## THE EXERCISE
Gather up all lines that carry the word "matplotlib".

## INFORMATION SUPPLIED

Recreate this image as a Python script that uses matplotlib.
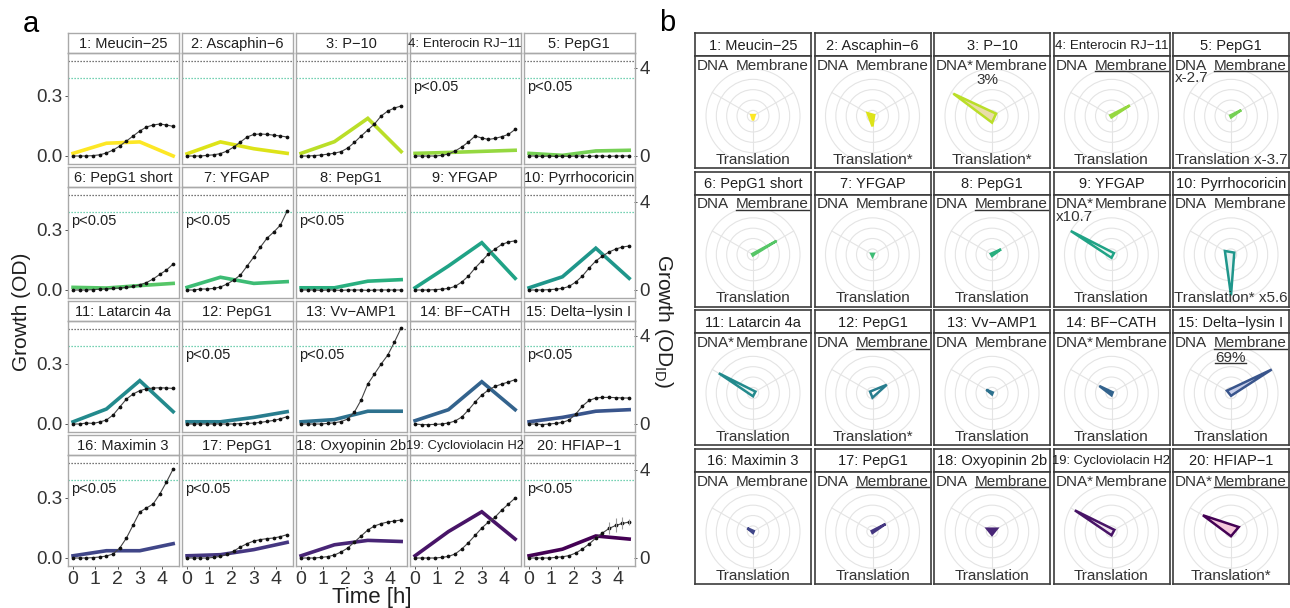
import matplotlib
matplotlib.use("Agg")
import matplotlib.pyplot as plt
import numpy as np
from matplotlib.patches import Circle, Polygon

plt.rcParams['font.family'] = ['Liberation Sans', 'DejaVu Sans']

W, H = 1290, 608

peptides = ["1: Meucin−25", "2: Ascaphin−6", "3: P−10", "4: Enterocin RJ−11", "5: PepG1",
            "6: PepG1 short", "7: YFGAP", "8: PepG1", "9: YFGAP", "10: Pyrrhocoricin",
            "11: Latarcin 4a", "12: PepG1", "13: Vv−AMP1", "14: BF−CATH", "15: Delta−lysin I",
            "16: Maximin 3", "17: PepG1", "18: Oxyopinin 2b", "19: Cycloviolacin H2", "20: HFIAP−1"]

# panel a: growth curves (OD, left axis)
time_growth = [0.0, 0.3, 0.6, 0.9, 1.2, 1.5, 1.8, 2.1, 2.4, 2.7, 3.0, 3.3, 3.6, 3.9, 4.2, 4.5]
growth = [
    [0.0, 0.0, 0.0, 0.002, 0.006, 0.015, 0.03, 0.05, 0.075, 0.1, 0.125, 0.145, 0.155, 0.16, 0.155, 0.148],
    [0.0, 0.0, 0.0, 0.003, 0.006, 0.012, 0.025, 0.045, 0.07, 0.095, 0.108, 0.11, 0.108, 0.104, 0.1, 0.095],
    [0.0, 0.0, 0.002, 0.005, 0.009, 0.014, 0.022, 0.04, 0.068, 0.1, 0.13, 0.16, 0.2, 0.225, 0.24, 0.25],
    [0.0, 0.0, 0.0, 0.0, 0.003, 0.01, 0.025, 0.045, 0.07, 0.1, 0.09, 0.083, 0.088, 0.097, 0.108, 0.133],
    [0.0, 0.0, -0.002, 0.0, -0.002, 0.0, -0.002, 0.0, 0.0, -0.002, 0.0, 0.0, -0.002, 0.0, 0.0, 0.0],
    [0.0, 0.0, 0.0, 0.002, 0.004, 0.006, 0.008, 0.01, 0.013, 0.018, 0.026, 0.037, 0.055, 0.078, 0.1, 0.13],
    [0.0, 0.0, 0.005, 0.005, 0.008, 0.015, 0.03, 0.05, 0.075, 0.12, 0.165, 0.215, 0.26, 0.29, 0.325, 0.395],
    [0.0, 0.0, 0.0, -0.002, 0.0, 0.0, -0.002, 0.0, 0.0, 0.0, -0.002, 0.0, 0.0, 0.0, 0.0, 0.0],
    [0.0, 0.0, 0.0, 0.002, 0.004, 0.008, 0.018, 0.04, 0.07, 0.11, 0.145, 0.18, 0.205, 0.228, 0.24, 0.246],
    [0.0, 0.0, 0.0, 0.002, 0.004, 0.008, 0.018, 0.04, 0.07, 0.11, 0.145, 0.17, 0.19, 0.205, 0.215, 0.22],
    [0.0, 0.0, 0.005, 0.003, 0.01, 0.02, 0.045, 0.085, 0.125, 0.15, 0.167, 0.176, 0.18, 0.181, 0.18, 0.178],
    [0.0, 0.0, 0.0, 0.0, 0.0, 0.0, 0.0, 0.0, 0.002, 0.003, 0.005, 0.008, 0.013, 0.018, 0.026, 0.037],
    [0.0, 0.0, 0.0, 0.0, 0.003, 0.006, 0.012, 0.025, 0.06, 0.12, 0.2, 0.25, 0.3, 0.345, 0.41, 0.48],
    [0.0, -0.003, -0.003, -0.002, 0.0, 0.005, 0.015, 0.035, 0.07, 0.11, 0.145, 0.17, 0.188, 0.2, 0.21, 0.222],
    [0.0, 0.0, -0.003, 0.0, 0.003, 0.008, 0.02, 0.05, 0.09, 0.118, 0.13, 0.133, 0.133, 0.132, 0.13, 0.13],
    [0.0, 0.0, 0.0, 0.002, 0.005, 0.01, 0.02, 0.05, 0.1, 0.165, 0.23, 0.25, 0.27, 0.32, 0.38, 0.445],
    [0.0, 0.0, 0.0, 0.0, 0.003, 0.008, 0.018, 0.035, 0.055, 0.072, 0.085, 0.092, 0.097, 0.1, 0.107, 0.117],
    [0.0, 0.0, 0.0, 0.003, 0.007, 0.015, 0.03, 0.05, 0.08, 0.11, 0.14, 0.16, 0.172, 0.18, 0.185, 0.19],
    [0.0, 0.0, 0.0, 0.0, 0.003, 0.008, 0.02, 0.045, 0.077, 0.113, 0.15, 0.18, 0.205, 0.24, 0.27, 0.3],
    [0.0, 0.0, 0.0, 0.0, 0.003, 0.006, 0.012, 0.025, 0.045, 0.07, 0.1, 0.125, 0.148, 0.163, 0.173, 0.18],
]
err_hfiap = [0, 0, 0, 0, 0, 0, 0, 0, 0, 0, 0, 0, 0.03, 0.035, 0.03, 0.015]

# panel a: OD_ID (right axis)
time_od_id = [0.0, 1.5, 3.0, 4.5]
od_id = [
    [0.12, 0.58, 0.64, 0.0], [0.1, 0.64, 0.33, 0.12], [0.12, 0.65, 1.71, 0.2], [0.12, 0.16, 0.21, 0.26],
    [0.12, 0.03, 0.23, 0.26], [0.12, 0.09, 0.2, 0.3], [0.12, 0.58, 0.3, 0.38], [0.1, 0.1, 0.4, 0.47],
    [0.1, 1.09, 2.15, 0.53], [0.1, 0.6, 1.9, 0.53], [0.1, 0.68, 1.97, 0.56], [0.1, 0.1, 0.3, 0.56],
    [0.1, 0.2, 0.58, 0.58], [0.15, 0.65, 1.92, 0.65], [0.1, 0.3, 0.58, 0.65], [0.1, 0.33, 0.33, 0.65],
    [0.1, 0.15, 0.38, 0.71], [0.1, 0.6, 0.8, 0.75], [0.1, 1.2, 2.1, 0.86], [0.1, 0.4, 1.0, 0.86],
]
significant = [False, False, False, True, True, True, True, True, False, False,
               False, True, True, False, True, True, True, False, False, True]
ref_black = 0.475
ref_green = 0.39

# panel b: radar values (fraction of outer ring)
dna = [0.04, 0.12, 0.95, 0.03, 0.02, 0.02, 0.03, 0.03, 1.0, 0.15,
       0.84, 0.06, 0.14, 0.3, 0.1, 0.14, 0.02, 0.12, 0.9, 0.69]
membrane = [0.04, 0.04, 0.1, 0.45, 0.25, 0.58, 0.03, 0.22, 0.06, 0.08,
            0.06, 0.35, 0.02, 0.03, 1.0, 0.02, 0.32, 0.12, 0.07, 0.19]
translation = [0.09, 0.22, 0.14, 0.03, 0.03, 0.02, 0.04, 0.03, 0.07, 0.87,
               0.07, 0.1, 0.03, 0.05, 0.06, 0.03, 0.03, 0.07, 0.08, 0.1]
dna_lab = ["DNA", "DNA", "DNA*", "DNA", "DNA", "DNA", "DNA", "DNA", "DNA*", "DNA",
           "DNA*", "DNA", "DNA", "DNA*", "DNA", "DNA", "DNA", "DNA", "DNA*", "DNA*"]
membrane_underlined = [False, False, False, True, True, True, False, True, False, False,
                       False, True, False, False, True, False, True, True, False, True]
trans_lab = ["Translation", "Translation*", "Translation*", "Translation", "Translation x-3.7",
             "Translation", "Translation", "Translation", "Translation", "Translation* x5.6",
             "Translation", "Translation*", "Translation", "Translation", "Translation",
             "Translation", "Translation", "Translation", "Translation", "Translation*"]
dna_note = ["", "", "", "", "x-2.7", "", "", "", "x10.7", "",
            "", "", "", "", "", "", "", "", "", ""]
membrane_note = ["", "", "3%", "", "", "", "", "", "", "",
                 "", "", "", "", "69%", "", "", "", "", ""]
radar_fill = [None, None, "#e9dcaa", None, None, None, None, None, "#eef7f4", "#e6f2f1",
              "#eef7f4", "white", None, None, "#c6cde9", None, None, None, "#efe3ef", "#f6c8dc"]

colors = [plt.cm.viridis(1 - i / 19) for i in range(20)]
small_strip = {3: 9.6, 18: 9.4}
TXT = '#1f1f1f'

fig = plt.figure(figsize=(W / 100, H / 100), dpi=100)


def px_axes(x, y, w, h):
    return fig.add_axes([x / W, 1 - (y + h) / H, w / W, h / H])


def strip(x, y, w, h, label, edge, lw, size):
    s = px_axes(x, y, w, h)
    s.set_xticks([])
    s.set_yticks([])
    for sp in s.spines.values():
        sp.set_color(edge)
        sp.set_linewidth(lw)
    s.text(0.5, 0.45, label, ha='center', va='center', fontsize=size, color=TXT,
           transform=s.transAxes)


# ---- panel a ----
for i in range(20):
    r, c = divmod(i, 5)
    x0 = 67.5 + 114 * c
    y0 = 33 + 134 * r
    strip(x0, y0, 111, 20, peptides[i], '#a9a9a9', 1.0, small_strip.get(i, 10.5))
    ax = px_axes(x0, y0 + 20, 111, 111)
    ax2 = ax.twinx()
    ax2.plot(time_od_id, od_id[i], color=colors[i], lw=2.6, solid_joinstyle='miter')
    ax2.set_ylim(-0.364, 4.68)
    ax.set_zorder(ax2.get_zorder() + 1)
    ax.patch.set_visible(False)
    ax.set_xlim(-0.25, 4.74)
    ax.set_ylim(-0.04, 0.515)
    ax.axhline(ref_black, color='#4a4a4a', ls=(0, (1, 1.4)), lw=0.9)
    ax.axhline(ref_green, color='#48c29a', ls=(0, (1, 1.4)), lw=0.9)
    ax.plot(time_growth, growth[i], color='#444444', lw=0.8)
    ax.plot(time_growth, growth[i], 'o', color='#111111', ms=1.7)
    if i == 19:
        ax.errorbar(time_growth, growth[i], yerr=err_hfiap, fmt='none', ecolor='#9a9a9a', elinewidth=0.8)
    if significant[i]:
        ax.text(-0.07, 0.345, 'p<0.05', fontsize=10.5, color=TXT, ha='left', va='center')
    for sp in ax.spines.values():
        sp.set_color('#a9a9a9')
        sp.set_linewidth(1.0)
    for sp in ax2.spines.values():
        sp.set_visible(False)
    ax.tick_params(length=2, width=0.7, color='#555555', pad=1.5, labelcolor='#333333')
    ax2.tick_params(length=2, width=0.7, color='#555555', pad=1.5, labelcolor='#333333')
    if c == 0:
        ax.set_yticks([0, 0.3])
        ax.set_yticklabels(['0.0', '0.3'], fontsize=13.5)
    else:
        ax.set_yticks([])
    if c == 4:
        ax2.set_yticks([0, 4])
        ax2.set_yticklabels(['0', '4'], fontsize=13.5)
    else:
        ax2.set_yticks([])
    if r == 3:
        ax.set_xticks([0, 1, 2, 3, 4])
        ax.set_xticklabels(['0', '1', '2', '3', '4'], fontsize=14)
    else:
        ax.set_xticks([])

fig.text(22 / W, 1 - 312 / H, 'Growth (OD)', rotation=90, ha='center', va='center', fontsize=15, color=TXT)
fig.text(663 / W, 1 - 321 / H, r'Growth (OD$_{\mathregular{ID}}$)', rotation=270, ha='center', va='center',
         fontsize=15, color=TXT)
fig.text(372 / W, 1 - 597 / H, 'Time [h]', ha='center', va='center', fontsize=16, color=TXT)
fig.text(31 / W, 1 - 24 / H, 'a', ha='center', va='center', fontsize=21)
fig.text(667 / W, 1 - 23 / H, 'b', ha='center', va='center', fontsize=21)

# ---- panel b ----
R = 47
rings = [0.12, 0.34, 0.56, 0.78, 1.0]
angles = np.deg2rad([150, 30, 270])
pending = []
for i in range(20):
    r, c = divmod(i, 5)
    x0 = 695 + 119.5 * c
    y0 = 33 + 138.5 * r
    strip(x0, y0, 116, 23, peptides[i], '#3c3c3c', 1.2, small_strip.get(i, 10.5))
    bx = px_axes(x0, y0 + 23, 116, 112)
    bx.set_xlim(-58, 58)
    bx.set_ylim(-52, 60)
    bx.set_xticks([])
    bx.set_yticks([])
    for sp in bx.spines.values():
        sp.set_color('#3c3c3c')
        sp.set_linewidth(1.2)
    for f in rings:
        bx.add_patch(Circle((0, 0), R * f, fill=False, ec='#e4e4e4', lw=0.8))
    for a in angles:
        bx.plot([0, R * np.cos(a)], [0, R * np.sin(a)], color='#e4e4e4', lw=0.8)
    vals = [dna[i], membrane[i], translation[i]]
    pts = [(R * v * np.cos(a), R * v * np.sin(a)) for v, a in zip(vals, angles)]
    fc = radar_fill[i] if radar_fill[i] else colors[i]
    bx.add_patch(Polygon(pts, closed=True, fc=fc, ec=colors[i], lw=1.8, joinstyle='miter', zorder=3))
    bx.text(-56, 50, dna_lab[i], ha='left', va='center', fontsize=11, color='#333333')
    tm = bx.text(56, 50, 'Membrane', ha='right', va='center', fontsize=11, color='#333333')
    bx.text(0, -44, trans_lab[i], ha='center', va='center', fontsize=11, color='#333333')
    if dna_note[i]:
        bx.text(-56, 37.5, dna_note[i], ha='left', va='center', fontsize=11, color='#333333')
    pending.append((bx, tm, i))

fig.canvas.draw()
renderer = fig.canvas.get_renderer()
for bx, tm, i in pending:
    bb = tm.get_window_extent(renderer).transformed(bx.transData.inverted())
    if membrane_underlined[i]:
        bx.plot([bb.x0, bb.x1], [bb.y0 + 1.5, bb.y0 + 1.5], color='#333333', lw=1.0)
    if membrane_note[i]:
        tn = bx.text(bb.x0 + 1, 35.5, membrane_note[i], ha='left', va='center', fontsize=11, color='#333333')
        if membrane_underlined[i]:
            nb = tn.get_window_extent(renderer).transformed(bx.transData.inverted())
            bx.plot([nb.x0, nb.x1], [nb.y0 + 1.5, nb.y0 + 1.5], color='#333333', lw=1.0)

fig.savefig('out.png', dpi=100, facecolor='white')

## THE OUTPUT
Recreate this image as a Python script that uses matplotlib.
import matplotlib
matplotlib.use("Agg")
import matplotlib.pyplot as plt
from matplotlib.patches import Circle, Polygon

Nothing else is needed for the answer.